**DATA PROVIDED:**
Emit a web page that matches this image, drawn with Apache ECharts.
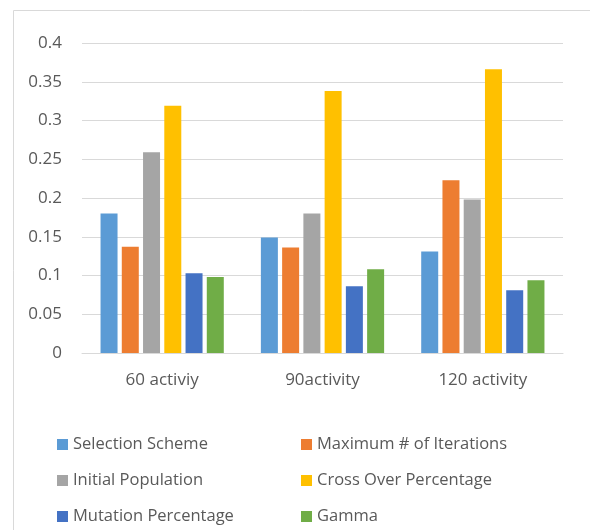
<!DOCTYPE html>
<html>
<head>
<meta charset="utf-8">
<script src="https://cdn.jsdelivr.net/npm/echarts@6/dist/echarts.min.js"></script>
<style>
  html, body { margin: 0; padding: 0; background: #ffffff; }
  #chart { width: 590px; height: 530px; }
</style>
</head>
<body>
<div id="chart"></div>
<script>
// Categories along the x axis
const categories = ['60 activiy', '90activity', '120 activity'];

// Parameter series (one value per category)
const selectionScheme   = [0.180, 0.149, 0.131];
const maxIterations     = [0.137, 0.136, 0.223];
const initialPopulation = [0.259, 0.180, 0.198];
const crossOverPct      = [0.319, 0.338, 0.366];
const mutationPct       = [0.103, 0.086, 0.081];
const gamma             = [0.098, 0.108, 0.094];

const seriesNames = [
  'Selection Scheme', 'Maximum # of Iterations',
  'Initial Population', 'Cross Over Percentage',
  'Mutation Percentage', 'Gamma'
];
const seriesValues = [selectionScheme, maxIterations, initialPopulation,
                      crossOverPct, mutationPct, gamma];
const colors = ['#5B9BD5', '#ED7D31', '#A5A5A5', '#FFC000', '#4472C4', '#70AD47'];

const FONT = '"Open Sans", "Noto Sans", sans-serif';
const TEXT = '#595959';

const chart = echarts.init(document.getElementById('chart'), null, { renderer: 'canvas' });

const legendText = { color: TEXT, fontSize: 16.5, fontFamily: FONT };

// Legend laid out as two columns of three rows, one legend block per entry
const legends = seriesNames.map((name, i) => ({
  data: [name],
  left: i % 2 === 0 ? 57 : 301,
  top: 436 + Math.floor(i / 2) * 36,
  padding: 0,
  itemWidth: 11, itemHeight: 11, itemGap: 4,
  icon: 'rect',
  textStyle: legendText
}));

chart.setOption({
  animation: false,
  color: colors,
  graphic: [{
    type: 'rect',
    shape: { x: 13.5, y: 10.5, width: 620, height: 560 },
    style: { fill: 'none', stroke: '#d9d9d9', lineWidth: 1 },
    silent: true
  }],
  grid: { left: 82, right: 27, top: 43, bottom: 177, containLabel: false },
  legend: legends,
  xAxis: {
    type: 'category',
    data: categories,
    axisLine: { lineStyle: { color: '#d9d9d9', width: 1 } },
    axisTick: { show: false },
    axisLabel: { color: TEXT, fontSize: 17, fontFamily: FONT, margin: 19 }
  },
  yAxis: {
    type: 'value',
    min: 0, max: 0.4, interval: 0.05,
    axisLine: { show: false },
    axisTick: { show: false },
    splitLine: { lineStyle: { color: '#d9d9d9', width: 1 } },
    axisLabel: {
      color: TEXT, fontSize: 17, fontFamily: FONT, margin: 20,
      formatter: v => String(Math.round(v * 100) / 100)
    }
  },
  series: seriesNames.map((name, i) => ({
    name,
    type: 'bar',
    data: seriesValues[i],
    barWidth: 17,
    barGap: '25%',
    itemStyle: { color: colors[i] }
  }))
});
</script>
</body>
</html>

**SHORT EXERCISE:** Extract all the data above exactly, excluding every picture.

**RESPONSE TO THIS EXERCISE:**
Emit a web page that matches this image, drawn with Apache ECharts.
<!DOCTYPE html>
<html>
<head>
<meta charset="utf-8">
<script src="https://cdn.jsdelivr.net/npm/echarts@6/dist/echarts.min.js"></script>
<style>
  html, body { margin: 0; padding: 0; background: #ffffff; }
  #chart { width: 590px; height: 530px; }
</style>
</head>
<body>
<div id="chart"></div>
<script>
// Categories along the x axis
const categories = ['60 activiy', '90activity', '120 activity'];

// Parameter series (one value per category)
const selectionScheme   = [0.180, 0.149, 0.131];
const maxIterations     = [0.137, 0.136, 0.223];
const initialPopulation = [0.259, 0.180, 0.198];
const crossOverPct      = [0.319, 0.338, 0.366];
const mutationPct       = [0.103, 0.086, 0.081];
const gamma             = [0.098, 0.108, 0.094];

const seriesNames = [
  'Selection Scheme', 'Maximum # of Iterations',
  'Initial Population', 'Cross Over Percentage',
  'Mutation Percentage', 'Gamma'
];
const seriesValues = [selectionScheme, maxIterations, initialPopulation,
                      crossOverPct, mutationPct, gamma];
const colors = ['#5B9BD5', '#ED7D31', '#A5A5A5', '#FFC000', '#4472C4', '#70AD47'];

const FONT = '"Open Sans", "Noto Sans", sans-serif';
const TEXT = '#595959';

const chart = echarts.init(document.getElementById('chart'), null, { renderer: 'canvas' });

const legendText = { color: TEXT, fontSize: 16.5, fontFamily: FONT };

// Legend laid out as two columns of three rows, one legend block per entry
const legends = seriesNames.map((name, i) => ({
  data: [name],
  left: i % 2 === 0 ? 57 : 301,
  top: 436 + Math.floor(i / 2) * 36,
  padding: 0,
  itemWidth: 11, itemHeight: 11, itemGap: 4,
  icon: 'rect',
  textStyle: legendText
}));

chart.setOption({
  animation: false,
  color: colors,
  graphic: [{
    type: 'rect',
    shape: { x: 13.5, y: 10.5, width: 620, height: 560 },
    style: { fill: 'none', stroke: '#d9d9d9', lineWidth: 1 },
    silent: true
  }],
  grid: { left: 82, right: 27, top: 43, bottom: 177, containLabel: false },
  legend: legends,
  xAxis: {
    type: 'category',
    data: categories,
    axisLine: { lineStyle: { color: '#d9d9d9', width: 1 } },
    axisTick: { show: false },
    axisLabel: { color: TEXT, fontSize: 17, fontFamily: FONT, margin: 19 }
  },
  yAxis: {
    type: 'value',
    min: 0, max: 0.4, interval: 0.05,
    axisLine: { show: false },
    axisTick: { show: false },
    splitLine: { lineStyle: { color: '#d9d9d9', width: 1 } },
    axisLabel: {
      color: TEXT, fontSize: 17, fontFamily: FONT, margin: 20,
      formatter: v => String(Math.round(v * 100) / 100)
    }
  },
  series: seriesNames.map((name, i) => ({
    name,
    type: 'bar',
    data: seriesValues[i],
    barWidth: 17,
    barGap: '25%',
    itemStyle: { color: colors[i] }
  }))
});
</script>
</body>
</html>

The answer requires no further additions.